Wir wollen noch viel mehr Frauen ins Eigentum bringen, auch die, die heute denken: „Ich hab gar kein Geld.“ Denn mit dem richtigen Plan ist oft mehr möglich, als sie glauben. Mit Cosneau Ventures entwickeln wir neue Formate für Frauen in Führung. Mit Immofemme denken wir Stadtentwicklung neu, jenseits von reinem Profitdenken. Und mit Happy Immo zeigen wir weiter: Finanzielle Bildung muss nicht langweilig, männlich oder elitär sein. Sie kann empowernd, konkret und emotional sein.

 

Was würdest Du heute anders machen, wenn Du noch einmal von vorne anfangen könntest?

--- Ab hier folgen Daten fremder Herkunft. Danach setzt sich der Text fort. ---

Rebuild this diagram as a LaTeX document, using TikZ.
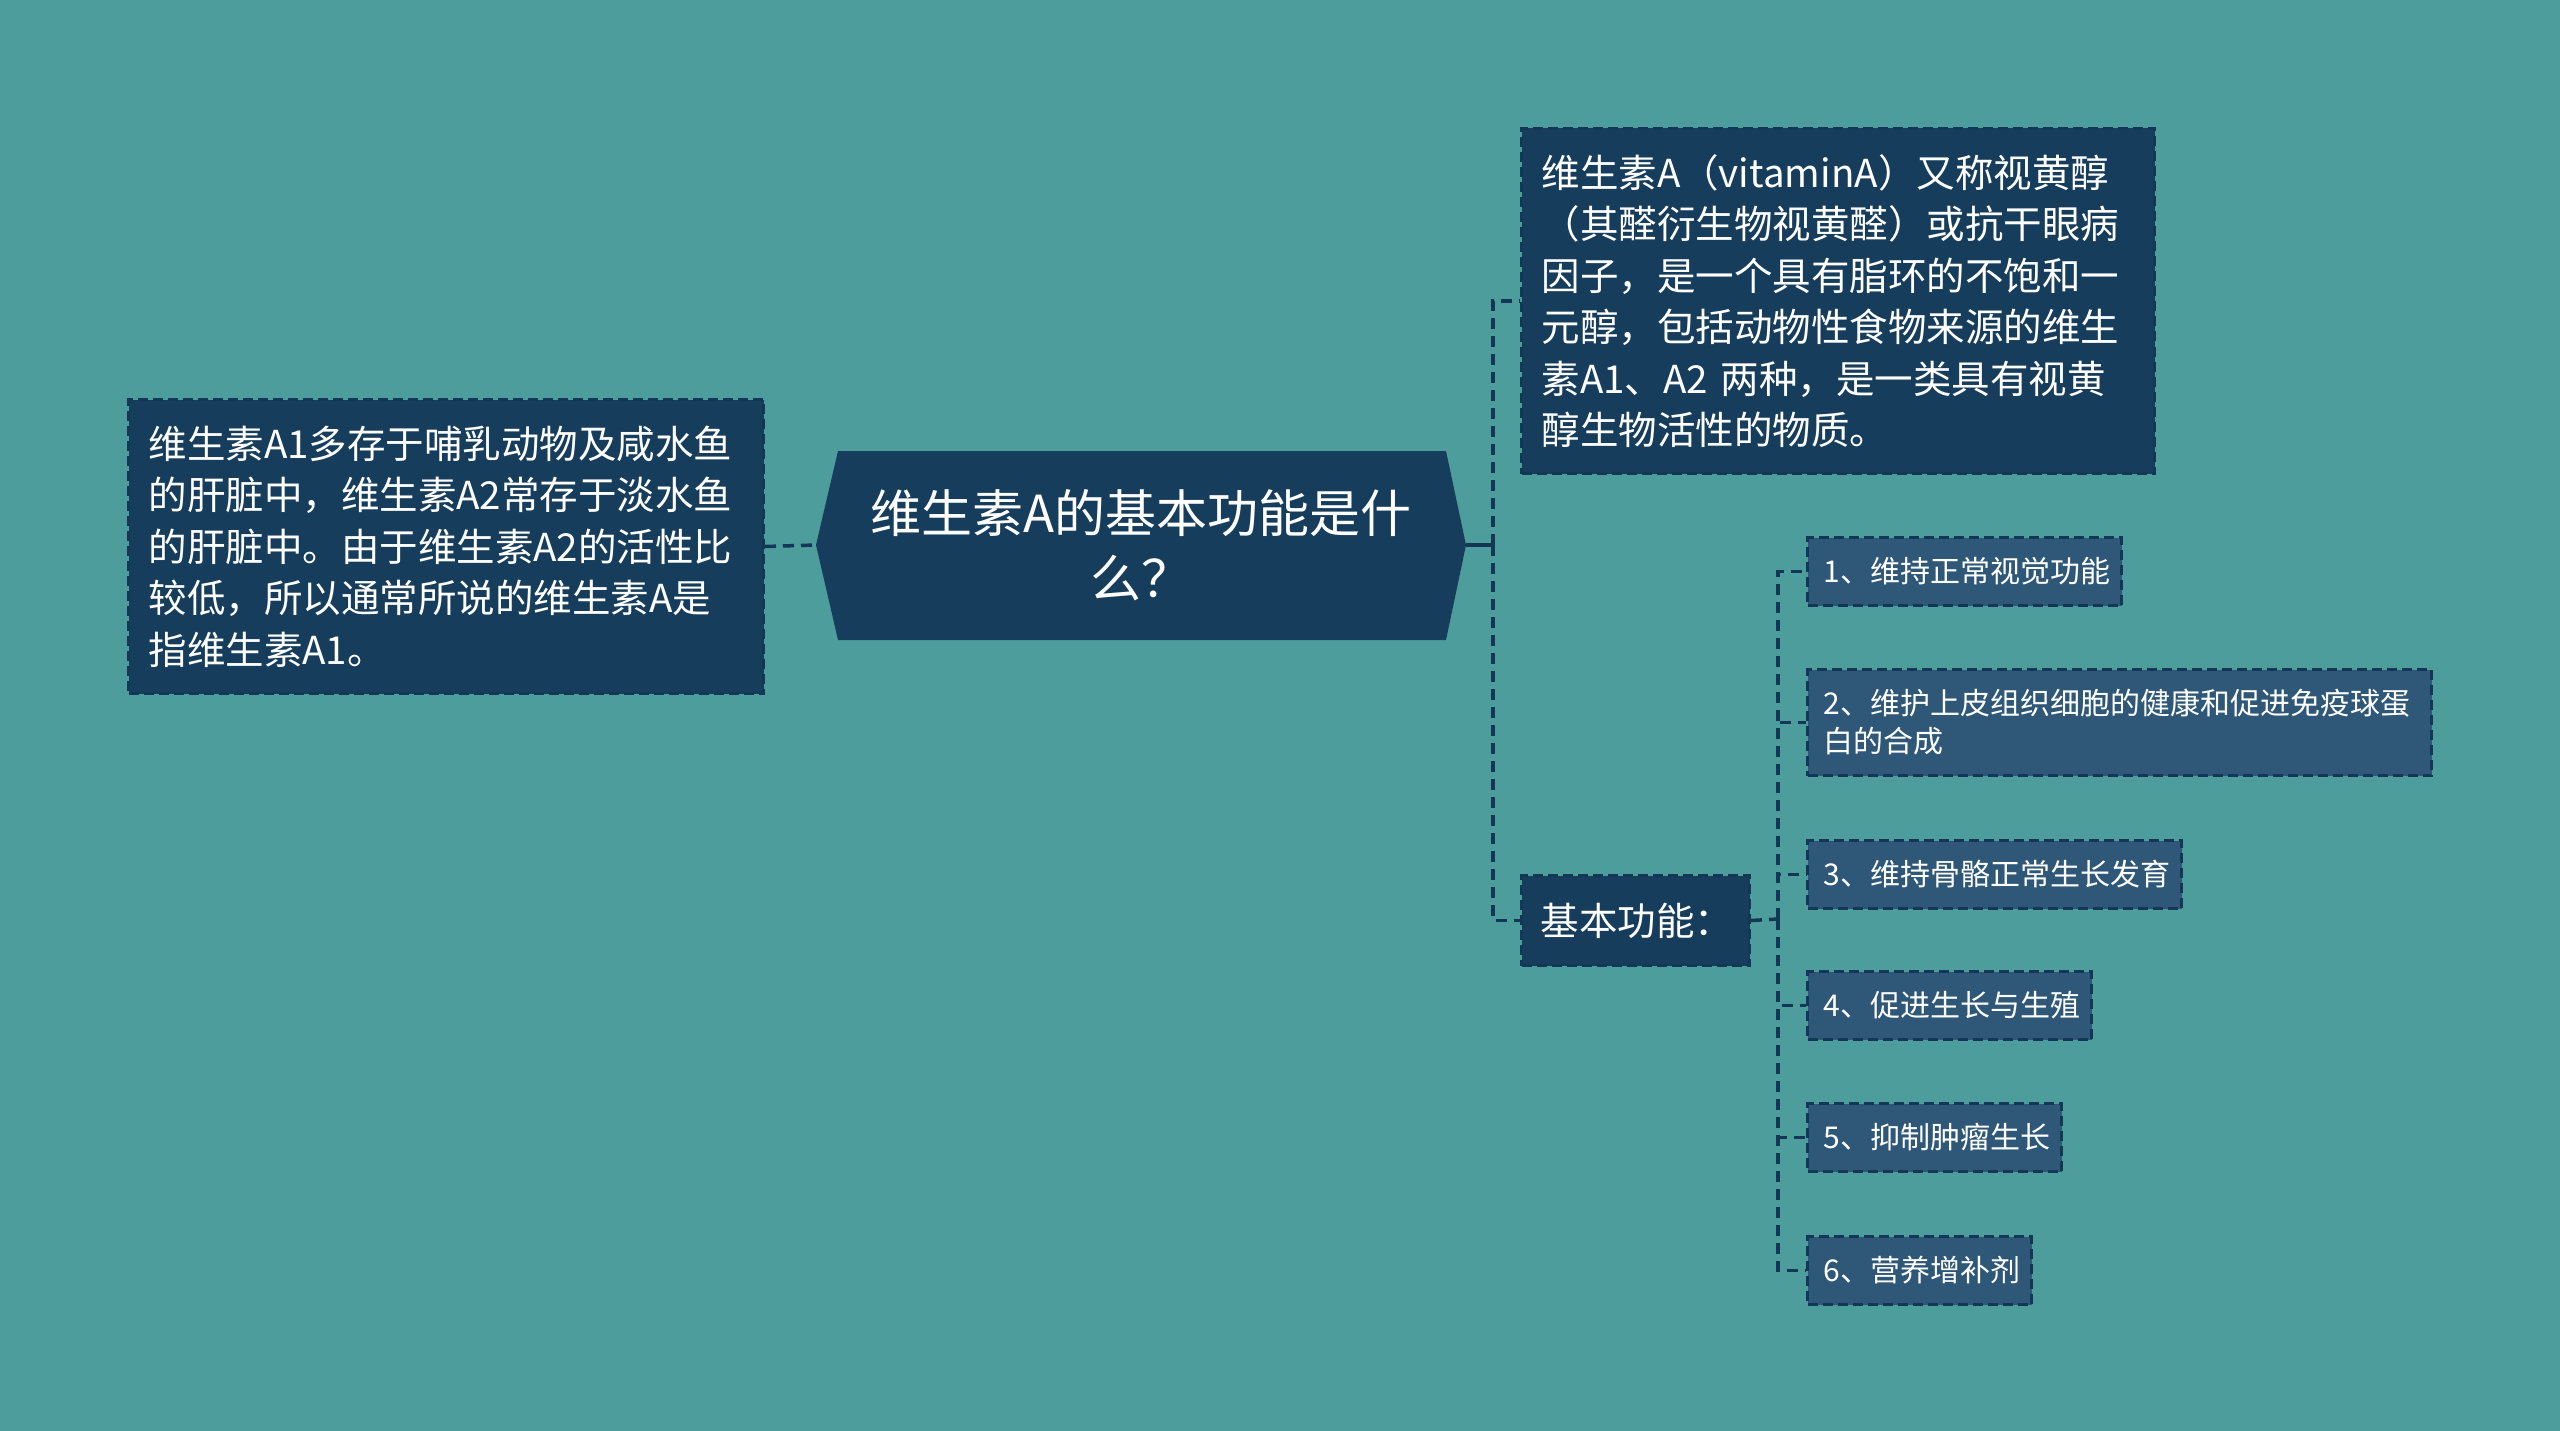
\documentclass[tikz,border=0pt]{standalone}
\usepackage{fontspec}
\setmainfont{Noto Sans CJK SC}
\definecolor{bgc}{RGB}{78,157,157}
\definecolor{darkc}{RGB}{23,61,92}
\definecolor{subc}{RGB}{46,87,120}
\definecolor{linec}{RGB}{20,55,85}
\begin{document}
\begin{tikzpicture}[x=1pt,y=-1pt,
  box/.style={draw=linec, line width=3pt, dash pattern=on 10pt off 5pt, fill=darkc,
    text=white, align=left, anchor=north west, inner xsep=20pt, inner ysep=0pt},
  body/.style={font=\fontsize{38.5}{51.5}\selectfont},
  subbox/.style={box, fill=subc, inner xsep=16pt, minimum height=68pt,
    font=\fontsize{30}{38}\selectfont},
  conn/.style={draw=linec, line width=3.5pt, dash pattern=on 11pt off 7pt},
  solidconn/.style={draw=linec, line width=3.5pt}]
\useasboundingbox[fill=bgc] (0,0) rectangle (2560,1431);

% central hexagon
\coordinate (hexL) at (816,545);
\coordinate (hexTL) at (838,451);
\coordinate (hexTR) at (1446,451);
\coordinate (hexR) at (1466,545);
\coordinate (hexBR) at (1446,640);
\coordinate (hexBL) at (838,640);
\fill[darkc] (hexL) -- (hexTL) -- (hexTR) -- (hexR) -- (hexBR) -- (hexBL) -- cycle;
\node[text=white, align=center, font=\fontsize{51}{65}\selectfont] (title) at (1141,545)
  {维生素A的基本功能是什\\么？};

% left node
\node[box, body, text width=595pt, minimum height=294pt] (L) at (127,398)
  {维生素A1多存于哺乳动物及咸水鱼\\的肝脏中，维生素A2常存于淡水鱼\\的肝脏中。由于维生素A2的活性比\\较低，所以通常所说的维生素A是\\指维生素A1。};

% top right node
\node[box, body, text width=593pt, minimum height=345pt] (R) at (1520,127)
  {维生素A（vitaminA）又称视黄醇\\（其醛衍生物视黄醛）或抗干眼病\\因子，是一个具有脂环的不饱和一\\元醇，包括动物性食物来源的维生\\素A1、A2 两种，是一类具有视黄\\醇生物活性的物质。};

% basic functions node
\node[box, body, inner xsep=19pt, text width=190pt, minimum height=90pt] (F) at (1520,874)
  {基本功能：};

% sub nodes
\node[subbox, text width=282pt] (s1) at (1806,536) {1、维持正常视觉功能};
\node[subbox, text width=592pt, minimum height=106pt] (s2) at (1806,668)
  {2、维护上皮组织细胞的健康和促进免疫球蛋\\白的合成};
\node[subbox, text width=342pt] (s3) at (1806,839) {3、维持骨骼正常生长发育};
\node[subbox, text width=252pt] (s4) at (1806,970) {4、促进生长与生殖};
\node[subbox, text width=222pt] (s5) at (1806,1102) {5、抑制肿瘤生长};
\node[subbox, text width=192pt] (s6) at (1806,1235) {6、营养增补剂};

% connectors
\coordinate (t1) at (1493,545);
\coordinate (t2) at (1778,919);
\draw[conn] (L.east) -- (hexL);
\draw[solidconn] (hexR) -- (t1);
\draw[conn] (t1) |- (R.west);
\draw[conn] (t1) |- (F.west);
\draw[conn] (F.east) -- (t2);
\foreach \s in {s1,s2,s3,s4,s5,s6}{
  \draw[conn] (t2) |- (\s.west);
}
\end{tikzpicture}
\end{document}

Ich würde früher gründen. Früher Nein sagen, zu Investoren, zu Erwartungen, zu „sicheren“ Jobs. Und ich würde mir selbst früher glauben, wenn mein Bauchgefühl sagt: Das hier passt nicht. Ich würde nur noch mit Menschen arbeiten, die ans Produkt glauben und bereit sind, mit mir zu wachsen. Keine Retainer-Mentalität. Sondern echtes Commitment. Und ich würde jeder Frau sagen: Du musst niemandem etwas beweisen. Aber du darfst dir alles nehmen, was du brauchst.

Zur Person

Anaïs Cosneau ist Gründerin des Happy Immo Club, der ersten Plattform in Deutschland, die Frauen beim Weg in die eigene Immobilie unterstützt. Als Expertin für Immobilieninvestments und Female Empowerment vermittelt sie praxisnahes Wissen, begleitet Frauen beim Kauf ihrer ersten Wohnung und baut damit langfristig finanzielle Unabhängigkeit auf. Mit ihrer Kombination aus strategischem Know-how, einem klaren Blick für Marktchancen und einem starken Netzwerk schafft sie Zugänge zu einem Bereich, der für viele Frauen bislang Hürden bereithielt. Neben ihrer Rolle als Gründerin engagiert sich Cosneau als Speakerin und Mentorin und treibt so das Thema finanzielle Selbstbestimmung für Frauen in Deutschland maßgeblich voran.